News 12 at 6 o'clock; Monday, May 26, 2014
AUGUSTA, GA (WRDW) -- Summer Crewsonberry had a normal pregnancy, and when she went into labor at 37 weeks, she expected to give birth to a normal baby. Instead, her son Trey has a rare syndrome. He's one of only 200 known cases of Proteus in the world, and he is Summer's entire world.
He continues to be her inspiration and she's sharing his story to inspire you too.
You can read part of our interview with Summer below, and remember to watch News 12 Sunday, June 1st. We'll be broadcasting live from the lobby of the Children's Hospital of Georgia for the CMN Celebration. Your donation during this telethon can help countless kids like Trey.
"It was never caught in ultrasounds during my pregnancy, but his umbilical chord had blood vessels in it, and it had intestines in it so thick he was losing oxygen. That's also another sign of his syndrome, but nobody knew because it's so rare. The next day at 18 hours, he had his first surgery. Everything was pretty normal until about 5 months old. I could tell one leg was kind of dangling, and his ring finger was a little big. As he grew older, his skin started getting really rough and wrinkly. And extremely thick."
"We went and saw a geneticist. He came up with a diagnosis of Proteus. Proteus Syndrome is a rare overgrowth of tissue, bone, vascular, organs. It actually affects Trey on his entire left side. They actually gave him a life expectancy of 31, but they also told us he'd never walk."

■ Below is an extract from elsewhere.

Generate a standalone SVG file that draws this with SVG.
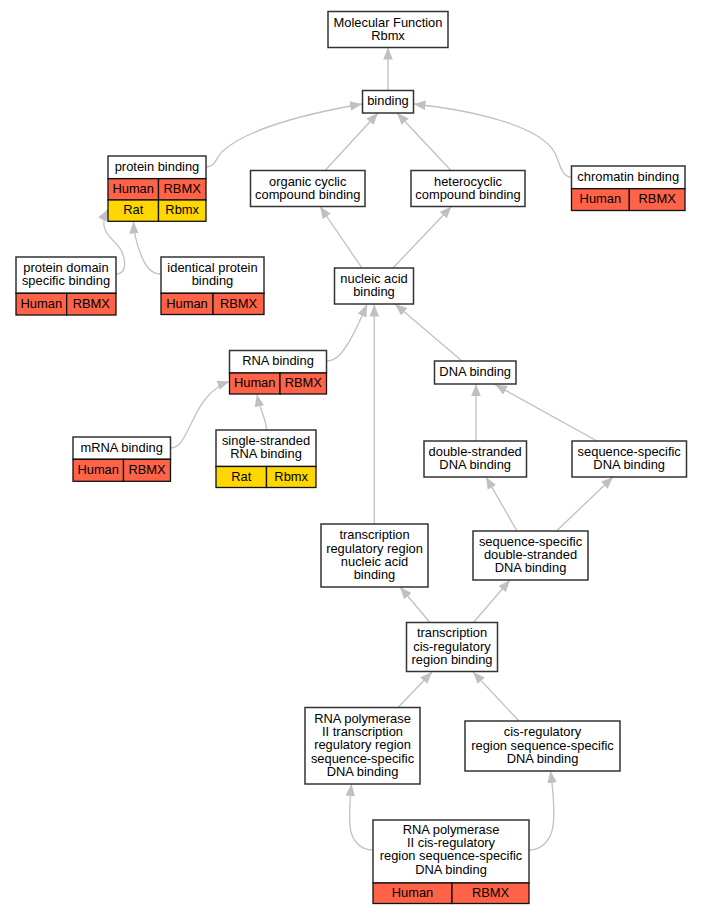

"He has a lot of tissue on his left side which makes it heavier. We put lifts on the bottom of his shoe. We tried everything. Gave him braces. He just couldn't walk because there was just too much pain and too much bone overgrowth. After 3 orthopedic knee surgeries to try to correct it, there was no correcting that we could do, so in August of last year, we had a leg amputation."
"He's been running, jumping, leaping. Everyday is a struggle for him because he gets exhausted. He's not used to walking. The past 6 months, or 4 months really, is the first time he's ever walked. He's getting a finger amputation this fall. He's having a little bit of kidney failure, but medicine is working to correct that."
"It's kind of tough, not knowing what's going to happen tomorrow, but we take it day by day. We have a great team here that's always looking to make sure that they catch it in time."
"You never know. I mean, I worked here for two-and-a-half years before I had him, and I never expected I'd be on this side of the hospital. He was given to me because God knew I could take care of him. God knew I'd be able to handle it. I do have my weak moments where I want to get upset and cry my eyeballs out, but then I remember, I don't let him see me cry because when he sees Momma cry, he knows he can get upset too."
"I always tell myself, faith for today, hope for tomorrow. Take care of today, and we'll go there tomorrow."
"If you've ever met this little boy, you can see the ambition he has. He's definitely been the biggest blessing. Ever."
"He's opened my eyes to the things I used to take for granted. There are only 200 known cases in the world, and there are no children living with it right now. That has been my ultimate goal is to educate, so that way the next baby that's born here with it, they'll catch it."